### [WRITTEN EXERCISE]
Everything from the line with "Recreate this image" down to the line with "import plotly.graph_objects as go" below must be printed exactly, those two lines included. Exclude pictures.

━━━━━ GIVEN DATA ━━━━━

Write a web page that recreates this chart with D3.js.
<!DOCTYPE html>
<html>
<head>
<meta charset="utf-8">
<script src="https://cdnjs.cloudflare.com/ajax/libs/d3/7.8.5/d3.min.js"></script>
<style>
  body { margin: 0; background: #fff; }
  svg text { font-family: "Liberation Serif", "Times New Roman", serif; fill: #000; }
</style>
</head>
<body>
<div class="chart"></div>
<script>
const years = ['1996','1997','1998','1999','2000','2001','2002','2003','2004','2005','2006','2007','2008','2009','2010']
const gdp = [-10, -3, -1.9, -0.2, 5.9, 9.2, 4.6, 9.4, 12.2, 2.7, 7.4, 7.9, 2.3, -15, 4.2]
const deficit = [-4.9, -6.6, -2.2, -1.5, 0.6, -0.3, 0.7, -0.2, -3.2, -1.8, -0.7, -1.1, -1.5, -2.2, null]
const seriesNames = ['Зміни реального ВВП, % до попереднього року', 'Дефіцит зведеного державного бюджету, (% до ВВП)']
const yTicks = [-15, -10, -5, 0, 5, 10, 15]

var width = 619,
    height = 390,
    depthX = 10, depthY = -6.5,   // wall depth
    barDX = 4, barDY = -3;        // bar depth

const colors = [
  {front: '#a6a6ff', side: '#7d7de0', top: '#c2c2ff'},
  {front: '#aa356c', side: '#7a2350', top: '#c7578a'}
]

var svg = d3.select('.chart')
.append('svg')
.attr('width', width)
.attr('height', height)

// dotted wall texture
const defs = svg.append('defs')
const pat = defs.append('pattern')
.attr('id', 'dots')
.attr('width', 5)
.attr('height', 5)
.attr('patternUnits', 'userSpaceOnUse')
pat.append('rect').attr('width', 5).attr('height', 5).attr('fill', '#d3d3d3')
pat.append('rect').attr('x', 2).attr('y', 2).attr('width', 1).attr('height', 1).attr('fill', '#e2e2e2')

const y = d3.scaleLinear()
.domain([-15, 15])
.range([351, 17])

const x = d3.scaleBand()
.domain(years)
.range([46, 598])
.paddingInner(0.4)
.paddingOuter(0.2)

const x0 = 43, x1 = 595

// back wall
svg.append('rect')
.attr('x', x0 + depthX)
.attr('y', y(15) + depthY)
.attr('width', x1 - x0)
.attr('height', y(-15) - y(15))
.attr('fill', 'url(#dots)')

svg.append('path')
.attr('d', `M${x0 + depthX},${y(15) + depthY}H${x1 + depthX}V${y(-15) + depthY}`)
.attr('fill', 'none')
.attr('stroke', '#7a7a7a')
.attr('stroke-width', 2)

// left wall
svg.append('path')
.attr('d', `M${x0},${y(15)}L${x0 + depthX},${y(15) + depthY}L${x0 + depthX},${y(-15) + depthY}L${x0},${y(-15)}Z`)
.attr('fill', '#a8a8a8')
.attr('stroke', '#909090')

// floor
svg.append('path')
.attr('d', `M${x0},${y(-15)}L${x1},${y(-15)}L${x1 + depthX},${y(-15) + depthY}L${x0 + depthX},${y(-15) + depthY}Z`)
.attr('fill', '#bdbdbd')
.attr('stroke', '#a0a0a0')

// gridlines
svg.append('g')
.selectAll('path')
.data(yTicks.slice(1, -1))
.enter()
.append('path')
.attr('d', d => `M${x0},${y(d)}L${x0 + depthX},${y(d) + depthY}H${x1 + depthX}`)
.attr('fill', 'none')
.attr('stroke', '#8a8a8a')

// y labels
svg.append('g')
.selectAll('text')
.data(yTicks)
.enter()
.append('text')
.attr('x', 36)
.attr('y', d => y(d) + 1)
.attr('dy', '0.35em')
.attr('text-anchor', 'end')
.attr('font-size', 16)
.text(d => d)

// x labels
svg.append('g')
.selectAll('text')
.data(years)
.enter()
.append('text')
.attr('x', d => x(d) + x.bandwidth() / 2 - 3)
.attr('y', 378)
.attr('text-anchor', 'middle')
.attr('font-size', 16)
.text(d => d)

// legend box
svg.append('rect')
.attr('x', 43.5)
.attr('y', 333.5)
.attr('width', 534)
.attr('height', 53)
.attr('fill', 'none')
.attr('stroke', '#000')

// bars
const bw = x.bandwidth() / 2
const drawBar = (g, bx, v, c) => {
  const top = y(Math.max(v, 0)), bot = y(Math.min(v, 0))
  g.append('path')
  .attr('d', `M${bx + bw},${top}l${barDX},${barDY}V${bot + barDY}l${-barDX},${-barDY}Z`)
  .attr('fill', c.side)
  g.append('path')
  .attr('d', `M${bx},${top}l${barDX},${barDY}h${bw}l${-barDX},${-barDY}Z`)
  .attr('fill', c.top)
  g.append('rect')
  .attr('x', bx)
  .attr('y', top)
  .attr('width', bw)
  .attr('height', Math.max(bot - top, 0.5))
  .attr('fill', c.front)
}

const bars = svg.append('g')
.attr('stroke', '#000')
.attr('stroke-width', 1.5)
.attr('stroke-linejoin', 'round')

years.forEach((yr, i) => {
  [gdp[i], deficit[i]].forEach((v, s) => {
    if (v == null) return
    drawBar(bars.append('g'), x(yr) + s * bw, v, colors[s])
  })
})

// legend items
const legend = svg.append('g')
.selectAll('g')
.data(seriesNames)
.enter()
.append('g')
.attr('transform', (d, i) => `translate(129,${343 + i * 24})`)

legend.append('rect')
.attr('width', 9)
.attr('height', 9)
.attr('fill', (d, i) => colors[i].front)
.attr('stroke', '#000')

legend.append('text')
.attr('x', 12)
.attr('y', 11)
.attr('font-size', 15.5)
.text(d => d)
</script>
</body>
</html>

━━━━━
━━━━━ GIVEN DATA ━━━━━

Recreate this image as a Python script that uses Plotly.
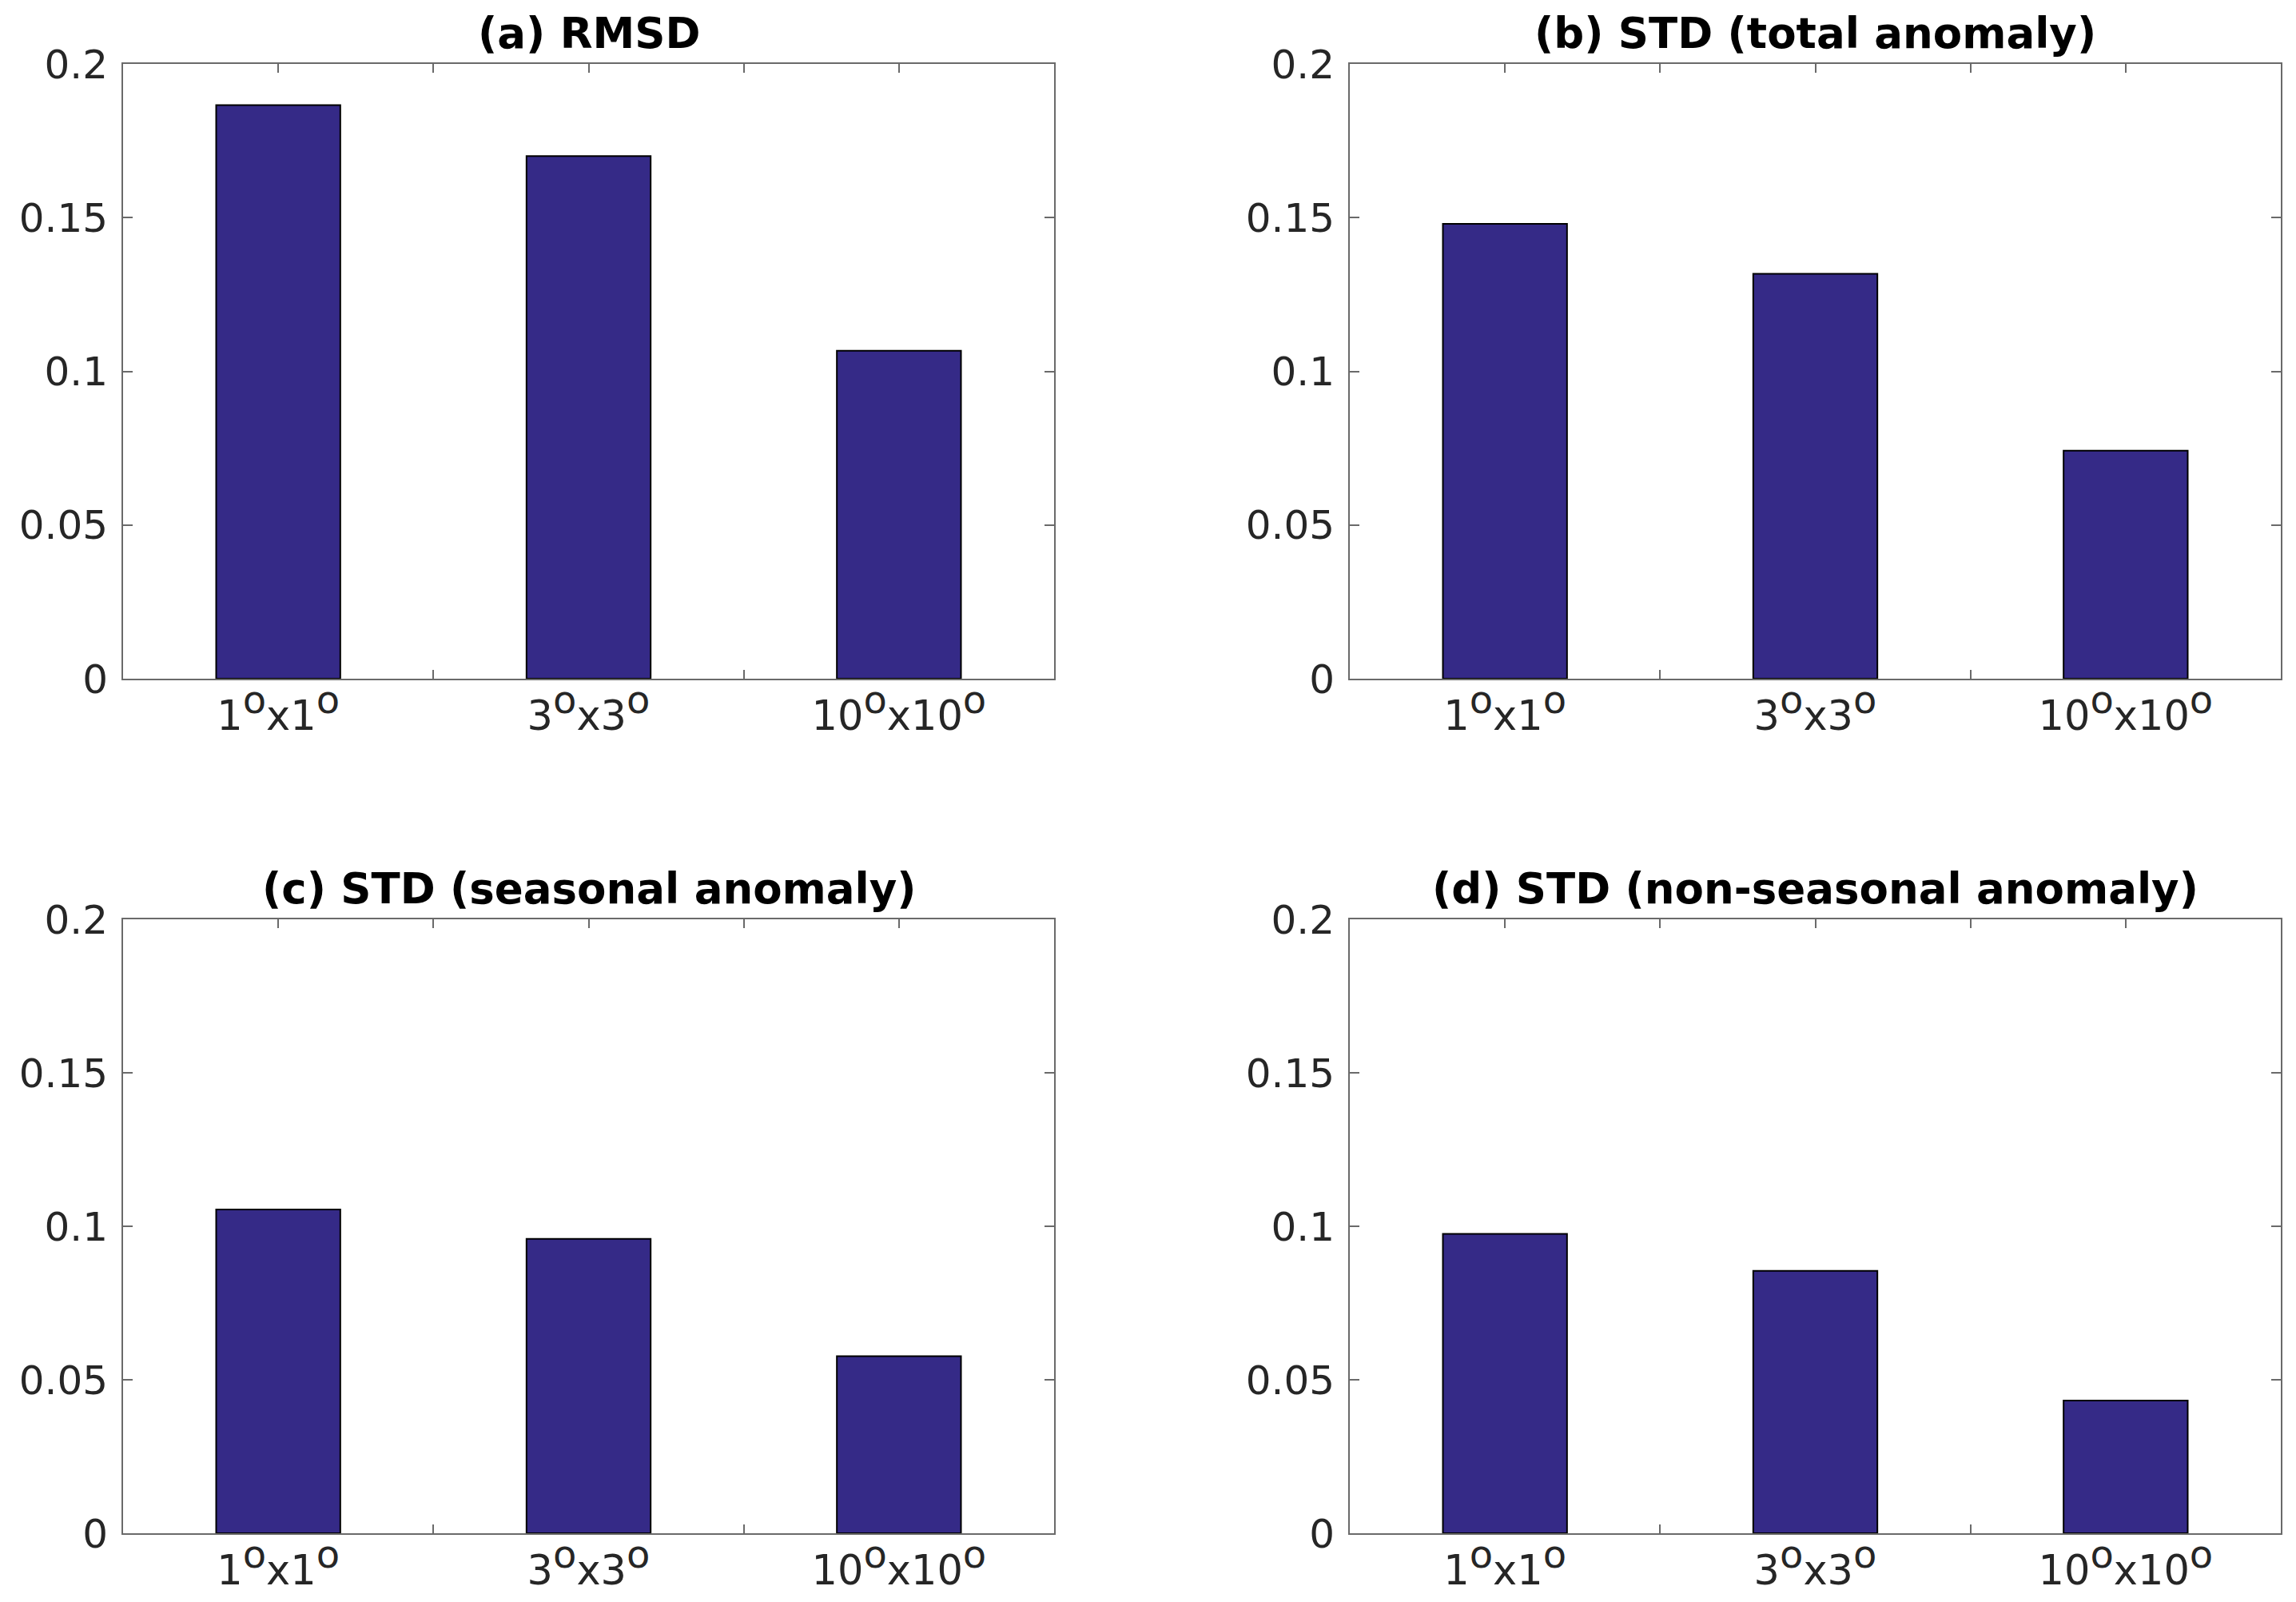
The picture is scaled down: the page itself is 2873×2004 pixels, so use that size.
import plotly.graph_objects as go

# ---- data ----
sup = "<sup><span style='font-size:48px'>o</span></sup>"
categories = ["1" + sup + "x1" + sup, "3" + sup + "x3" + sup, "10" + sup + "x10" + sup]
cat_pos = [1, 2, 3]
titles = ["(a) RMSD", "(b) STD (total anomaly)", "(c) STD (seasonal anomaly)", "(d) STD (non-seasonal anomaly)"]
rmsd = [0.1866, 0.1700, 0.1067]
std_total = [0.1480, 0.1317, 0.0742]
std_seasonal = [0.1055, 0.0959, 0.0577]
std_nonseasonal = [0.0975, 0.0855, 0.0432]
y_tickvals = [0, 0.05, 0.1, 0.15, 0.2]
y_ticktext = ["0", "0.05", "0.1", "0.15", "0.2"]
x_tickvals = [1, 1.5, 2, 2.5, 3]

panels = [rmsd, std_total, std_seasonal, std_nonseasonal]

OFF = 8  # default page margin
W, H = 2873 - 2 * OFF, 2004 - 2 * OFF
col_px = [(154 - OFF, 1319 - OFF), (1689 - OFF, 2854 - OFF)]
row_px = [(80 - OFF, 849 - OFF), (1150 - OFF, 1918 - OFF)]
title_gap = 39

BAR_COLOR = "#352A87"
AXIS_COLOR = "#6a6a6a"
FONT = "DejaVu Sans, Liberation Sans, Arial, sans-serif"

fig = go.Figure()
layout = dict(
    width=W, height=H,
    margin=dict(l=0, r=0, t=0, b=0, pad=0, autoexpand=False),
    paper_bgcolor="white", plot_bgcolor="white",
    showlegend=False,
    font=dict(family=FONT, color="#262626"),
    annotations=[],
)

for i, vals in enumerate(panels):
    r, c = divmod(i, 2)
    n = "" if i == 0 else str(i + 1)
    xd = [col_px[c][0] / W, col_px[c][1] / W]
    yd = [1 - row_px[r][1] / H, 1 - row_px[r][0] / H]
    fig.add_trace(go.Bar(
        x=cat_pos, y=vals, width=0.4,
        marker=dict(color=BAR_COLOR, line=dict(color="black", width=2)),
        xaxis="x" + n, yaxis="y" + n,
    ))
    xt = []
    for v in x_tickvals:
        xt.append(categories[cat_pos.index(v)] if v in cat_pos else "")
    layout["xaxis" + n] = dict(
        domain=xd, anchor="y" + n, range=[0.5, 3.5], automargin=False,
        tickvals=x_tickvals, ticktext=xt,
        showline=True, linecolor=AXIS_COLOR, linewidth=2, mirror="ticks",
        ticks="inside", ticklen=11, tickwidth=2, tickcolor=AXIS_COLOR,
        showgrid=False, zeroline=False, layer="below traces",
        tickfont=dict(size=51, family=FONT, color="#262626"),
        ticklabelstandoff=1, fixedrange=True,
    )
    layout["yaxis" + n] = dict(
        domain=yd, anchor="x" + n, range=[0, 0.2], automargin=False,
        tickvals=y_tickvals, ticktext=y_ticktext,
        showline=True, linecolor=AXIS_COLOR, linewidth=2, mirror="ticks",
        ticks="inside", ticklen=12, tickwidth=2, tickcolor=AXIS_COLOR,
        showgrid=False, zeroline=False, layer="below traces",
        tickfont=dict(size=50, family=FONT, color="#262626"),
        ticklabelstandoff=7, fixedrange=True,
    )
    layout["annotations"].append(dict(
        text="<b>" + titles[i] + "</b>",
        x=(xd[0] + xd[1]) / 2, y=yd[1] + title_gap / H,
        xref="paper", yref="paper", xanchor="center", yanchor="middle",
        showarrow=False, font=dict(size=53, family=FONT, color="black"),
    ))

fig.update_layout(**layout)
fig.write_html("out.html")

━━━━━
━━━━━ GIVEN DATA ━━━━━

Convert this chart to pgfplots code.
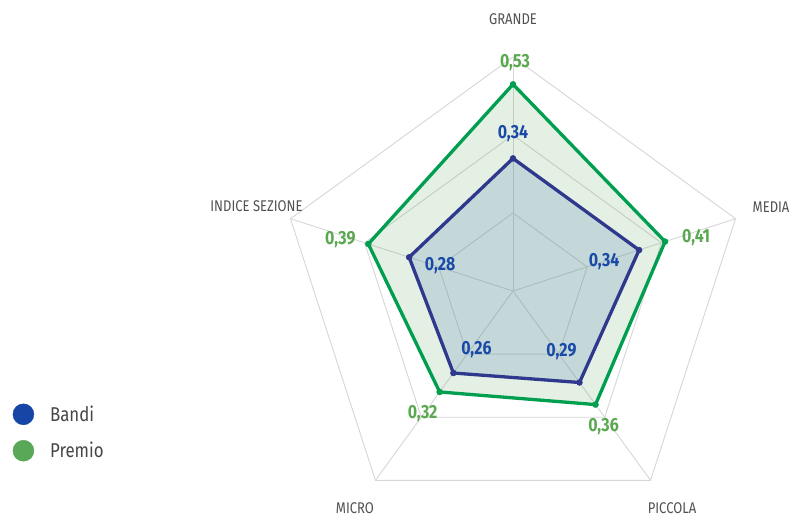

━━━━━

### [FINAL ANSWER]
Recreate this image as a Python script that uses Plotly.
The picture is scaled down: the page itself is 2873×2004 pixels, so use that size.
import plotly.graph_objects as go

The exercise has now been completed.